**EXERCISE**
Print, without altering anything, the lines from the one that holds "Output the Python" to the one that holds "import matplotlib.pyplot as plt", inclusive. No other lines belong in the output.
::: GIVEN RECORDS :::
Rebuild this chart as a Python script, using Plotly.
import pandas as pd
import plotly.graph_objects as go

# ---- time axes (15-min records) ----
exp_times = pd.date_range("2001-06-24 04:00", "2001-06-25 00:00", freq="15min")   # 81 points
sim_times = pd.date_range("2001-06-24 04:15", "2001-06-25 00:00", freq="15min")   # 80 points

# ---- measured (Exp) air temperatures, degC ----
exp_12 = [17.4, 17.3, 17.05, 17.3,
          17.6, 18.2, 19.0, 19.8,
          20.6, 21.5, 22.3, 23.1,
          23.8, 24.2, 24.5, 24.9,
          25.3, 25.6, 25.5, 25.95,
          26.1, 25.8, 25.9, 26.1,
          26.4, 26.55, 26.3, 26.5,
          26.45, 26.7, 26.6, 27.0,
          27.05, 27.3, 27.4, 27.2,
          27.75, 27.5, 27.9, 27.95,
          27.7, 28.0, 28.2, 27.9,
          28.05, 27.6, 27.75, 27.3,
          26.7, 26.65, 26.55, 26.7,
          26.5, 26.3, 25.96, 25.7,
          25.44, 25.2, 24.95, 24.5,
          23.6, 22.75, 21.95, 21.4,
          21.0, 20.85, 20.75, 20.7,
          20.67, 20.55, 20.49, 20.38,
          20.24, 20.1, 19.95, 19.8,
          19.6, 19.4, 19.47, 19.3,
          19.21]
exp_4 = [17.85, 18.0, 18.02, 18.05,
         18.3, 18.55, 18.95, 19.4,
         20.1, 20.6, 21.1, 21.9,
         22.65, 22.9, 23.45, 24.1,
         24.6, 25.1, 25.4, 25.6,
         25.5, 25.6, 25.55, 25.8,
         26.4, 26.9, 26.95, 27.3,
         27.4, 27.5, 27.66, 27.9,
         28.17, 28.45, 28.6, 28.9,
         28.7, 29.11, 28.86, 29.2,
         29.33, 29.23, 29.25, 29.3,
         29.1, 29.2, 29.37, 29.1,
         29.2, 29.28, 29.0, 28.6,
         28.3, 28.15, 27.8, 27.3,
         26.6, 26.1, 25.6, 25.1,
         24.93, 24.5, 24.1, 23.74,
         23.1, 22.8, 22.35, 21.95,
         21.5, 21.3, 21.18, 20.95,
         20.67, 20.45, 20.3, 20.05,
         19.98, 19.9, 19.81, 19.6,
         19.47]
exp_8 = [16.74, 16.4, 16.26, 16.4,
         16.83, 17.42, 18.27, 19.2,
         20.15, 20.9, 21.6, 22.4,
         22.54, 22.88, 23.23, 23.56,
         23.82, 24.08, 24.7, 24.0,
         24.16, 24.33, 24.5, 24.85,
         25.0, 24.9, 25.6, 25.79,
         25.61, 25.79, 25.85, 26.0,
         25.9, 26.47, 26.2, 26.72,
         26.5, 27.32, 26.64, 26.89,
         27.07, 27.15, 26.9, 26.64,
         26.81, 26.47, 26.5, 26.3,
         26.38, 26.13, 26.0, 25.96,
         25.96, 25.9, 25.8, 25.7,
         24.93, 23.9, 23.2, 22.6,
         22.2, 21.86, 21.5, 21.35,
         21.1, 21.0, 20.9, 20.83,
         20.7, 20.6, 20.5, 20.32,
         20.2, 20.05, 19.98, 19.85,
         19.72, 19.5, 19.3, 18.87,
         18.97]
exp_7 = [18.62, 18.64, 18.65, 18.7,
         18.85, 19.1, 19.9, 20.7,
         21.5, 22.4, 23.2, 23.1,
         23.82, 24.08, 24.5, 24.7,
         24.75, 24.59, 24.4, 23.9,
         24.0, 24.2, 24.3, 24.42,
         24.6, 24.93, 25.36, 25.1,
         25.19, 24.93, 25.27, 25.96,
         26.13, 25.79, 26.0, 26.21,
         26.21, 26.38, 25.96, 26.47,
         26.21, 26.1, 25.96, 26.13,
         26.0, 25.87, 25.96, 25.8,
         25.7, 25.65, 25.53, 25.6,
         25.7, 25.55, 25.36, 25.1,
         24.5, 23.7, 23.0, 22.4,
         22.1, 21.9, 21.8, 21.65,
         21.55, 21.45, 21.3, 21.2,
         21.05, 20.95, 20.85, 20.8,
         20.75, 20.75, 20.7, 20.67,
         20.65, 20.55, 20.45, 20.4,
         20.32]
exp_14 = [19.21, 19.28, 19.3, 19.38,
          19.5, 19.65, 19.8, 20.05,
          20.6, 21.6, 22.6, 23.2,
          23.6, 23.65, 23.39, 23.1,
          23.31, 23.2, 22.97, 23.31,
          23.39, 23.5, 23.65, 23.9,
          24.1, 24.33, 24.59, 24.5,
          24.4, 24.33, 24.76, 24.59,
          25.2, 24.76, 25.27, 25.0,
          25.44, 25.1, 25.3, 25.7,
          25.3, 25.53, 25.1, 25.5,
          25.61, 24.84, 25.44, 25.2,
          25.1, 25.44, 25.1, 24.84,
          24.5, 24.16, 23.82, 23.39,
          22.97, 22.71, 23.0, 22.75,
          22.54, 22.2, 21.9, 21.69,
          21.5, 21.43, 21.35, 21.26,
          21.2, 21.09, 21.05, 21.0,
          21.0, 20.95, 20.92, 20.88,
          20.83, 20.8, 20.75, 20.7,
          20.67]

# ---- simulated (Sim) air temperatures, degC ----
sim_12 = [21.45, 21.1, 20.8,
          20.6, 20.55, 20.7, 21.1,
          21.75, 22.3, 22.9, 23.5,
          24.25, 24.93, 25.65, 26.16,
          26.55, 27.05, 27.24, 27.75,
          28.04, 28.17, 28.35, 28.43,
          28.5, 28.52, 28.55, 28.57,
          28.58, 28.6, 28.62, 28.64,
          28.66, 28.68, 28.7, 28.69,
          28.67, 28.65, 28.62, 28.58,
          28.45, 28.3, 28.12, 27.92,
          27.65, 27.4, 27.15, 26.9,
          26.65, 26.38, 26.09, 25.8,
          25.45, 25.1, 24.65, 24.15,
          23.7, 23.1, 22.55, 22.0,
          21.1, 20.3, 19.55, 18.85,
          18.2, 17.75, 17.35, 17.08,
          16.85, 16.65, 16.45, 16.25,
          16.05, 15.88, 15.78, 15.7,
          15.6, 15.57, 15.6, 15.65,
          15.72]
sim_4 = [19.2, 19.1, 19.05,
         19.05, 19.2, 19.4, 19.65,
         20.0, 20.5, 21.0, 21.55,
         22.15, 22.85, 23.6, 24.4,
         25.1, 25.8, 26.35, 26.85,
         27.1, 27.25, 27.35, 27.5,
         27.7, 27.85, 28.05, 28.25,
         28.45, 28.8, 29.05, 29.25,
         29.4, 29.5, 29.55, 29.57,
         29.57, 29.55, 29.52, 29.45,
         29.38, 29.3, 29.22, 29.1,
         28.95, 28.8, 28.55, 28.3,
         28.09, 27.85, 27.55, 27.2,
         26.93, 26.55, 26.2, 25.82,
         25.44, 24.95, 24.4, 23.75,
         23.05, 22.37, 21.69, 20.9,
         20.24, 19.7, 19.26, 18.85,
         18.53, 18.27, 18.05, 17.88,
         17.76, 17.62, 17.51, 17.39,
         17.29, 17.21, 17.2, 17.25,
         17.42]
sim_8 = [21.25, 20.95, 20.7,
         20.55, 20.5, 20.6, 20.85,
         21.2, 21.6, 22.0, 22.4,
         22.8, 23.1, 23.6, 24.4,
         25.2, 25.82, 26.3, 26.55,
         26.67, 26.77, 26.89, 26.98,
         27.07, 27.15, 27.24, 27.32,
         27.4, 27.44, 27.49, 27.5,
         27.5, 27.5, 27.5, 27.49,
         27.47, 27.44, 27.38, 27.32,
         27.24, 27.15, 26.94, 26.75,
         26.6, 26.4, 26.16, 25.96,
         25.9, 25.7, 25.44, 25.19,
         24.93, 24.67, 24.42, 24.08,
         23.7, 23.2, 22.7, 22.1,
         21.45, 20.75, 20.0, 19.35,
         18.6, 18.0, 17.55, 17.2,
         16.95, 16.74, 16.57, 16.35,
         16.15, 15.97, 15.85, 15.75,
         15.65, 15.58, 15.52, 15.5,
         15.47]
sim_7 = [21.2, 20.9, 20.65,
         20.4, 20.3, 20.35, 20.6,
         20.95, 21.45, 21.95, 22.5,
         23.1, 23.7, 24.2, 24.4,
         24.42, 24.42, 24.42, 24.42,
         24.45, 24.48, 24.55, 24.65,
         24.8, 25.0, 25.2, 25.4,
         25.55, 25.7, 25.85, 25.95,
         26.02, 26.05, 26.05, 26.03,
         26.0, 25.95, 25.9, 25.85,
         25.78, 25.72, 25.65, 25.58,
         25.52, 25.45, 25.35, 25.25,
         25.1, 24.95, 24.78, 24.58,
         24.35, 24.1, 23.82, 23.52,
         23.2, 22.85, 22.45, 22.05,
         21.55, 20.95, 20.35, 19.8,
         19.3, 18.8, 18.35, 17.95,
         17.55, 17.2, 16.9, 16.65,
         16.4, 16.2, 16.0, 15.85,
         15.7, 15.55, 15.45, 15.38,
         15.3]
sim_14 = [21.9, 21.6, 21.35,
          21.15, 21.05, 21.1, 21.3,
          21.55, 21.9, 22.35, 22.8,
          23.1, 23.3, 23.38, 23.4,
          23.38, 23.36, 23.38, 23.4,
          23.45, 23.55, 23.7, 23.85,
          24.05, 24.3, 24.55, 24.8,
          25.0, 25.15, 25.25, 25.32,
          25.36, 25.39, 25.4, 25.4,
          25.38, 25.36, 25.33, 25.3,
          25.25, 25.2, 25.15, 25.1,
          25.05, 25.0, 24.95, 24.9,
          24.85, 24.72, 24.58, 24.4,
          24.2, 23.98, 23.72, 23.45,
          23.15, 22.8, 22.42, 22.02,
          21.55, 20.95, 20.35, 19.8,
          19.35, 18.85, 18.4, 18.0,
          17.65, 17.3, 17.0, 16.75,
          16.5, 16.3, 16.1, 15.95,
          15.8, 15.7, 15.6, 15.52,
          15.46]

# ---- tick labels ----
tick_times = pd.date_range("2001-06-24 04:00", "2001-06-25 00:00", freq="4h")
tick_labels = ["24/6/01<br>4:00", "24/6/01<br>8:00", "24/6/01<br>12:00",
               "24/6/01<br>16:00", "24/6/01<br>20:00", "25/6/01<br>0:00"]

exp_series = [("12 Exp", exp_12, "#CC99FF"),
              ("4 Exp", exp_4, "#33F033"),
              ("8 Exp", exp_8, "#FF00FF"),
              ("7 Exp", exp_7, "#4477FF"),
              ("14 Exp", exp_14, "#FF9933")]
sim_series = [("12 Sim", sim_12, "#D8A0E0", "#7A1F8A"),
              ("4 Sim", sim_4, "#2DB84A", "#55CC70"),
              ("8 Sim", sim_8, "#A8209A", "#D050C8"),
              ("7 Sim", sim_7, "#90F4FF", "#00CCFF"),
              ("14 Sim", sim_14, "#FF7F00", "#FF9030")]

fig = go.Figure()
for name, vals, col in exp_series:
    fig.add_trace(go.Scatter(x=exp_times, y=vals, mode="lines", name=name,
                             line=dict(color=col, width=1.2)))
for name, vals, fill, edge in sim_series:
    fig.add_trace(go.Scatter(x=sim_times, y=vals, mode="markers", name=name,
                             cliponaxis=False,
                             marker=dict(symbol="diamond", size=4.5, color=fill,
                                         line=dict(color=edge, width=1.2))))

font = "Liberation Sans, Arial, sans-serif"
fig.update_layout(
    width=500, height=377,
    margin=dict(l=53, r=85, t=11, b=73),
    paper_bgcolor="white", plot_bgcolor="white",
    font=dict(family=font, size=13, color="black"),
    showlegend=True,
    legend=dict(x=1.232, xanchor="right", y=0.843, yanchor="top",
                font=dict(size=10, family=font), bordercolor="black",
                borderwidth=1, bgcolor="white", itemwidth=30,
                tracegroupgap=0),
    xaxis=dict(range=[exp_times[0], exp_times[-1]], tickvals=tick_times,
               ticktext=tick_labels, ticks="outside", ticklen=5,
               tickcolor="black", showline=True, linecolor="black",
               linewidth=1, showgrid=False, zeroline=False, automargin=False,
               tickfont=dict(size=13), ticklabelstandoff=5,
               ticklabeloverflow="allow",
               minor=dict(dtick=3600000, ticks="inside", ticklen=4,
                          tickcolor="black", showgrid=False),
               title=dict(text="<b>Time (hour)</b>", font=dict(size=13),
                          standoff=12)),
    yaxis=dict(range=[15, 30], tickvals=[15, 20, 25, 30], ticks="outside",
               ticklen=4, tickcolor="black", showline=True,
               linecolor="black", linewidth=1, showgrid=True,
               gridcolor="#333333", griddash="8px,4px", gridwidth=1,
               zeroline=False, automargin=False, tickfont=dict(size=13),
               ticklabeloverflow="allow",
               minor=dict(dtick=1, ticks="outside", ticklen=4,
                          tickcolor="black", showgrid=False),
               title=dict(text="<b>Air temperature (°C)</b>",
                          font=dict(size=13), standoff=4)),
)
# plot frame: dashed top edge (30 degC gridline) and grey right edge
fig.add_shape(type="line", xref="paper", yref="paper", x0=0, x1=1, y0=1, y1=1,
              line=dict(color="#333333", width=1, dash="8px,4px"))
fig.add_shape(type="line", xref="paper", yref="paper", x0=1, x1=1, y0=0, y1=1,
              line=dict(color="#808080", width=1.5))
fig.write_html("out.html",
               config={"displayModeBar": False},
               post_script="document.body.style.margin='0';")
:::
::: GIVEN RECORDS :::
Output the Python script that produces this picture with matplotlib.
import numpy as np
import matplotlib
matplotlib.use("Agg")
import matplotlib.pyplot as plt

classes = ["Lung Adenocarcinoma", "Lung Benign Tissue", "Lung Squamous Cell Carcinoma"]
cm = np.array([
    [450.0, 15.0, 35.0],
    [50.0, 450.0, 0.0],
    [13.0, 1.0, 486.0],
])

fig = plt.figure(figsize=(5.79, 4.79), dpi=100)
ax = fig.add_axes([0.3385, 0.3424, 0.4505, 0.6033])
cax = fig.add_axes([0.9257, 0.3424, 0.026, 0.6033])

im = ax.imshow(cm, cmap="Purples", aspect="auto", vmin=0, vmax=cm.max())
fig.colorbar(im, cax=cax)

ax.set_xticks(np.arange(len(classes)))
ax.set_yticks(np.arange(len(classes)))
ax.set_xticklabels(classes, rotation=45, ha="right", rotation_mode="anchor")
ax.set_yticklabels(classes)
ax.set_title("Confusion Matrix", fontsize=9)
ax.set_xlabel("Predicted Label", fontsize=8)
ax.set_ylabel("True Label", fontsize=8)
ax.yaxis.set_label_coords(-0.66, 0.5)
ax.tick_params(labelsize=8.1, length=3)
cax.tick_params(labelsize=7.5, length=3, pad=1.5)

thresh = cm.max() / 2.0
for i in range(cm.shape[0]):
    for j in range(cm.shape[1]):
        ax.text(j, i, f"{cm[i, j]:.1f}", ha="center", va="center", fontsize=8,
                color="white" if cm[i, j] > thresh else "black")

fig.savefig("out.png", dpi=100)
:::
**THE RESPONSE**
Output the Python script that produces this picture with matplotlib.
import numpy as np
import matplotlib
matplotlib.use("Agg")
import matplotlib.pyplot as plt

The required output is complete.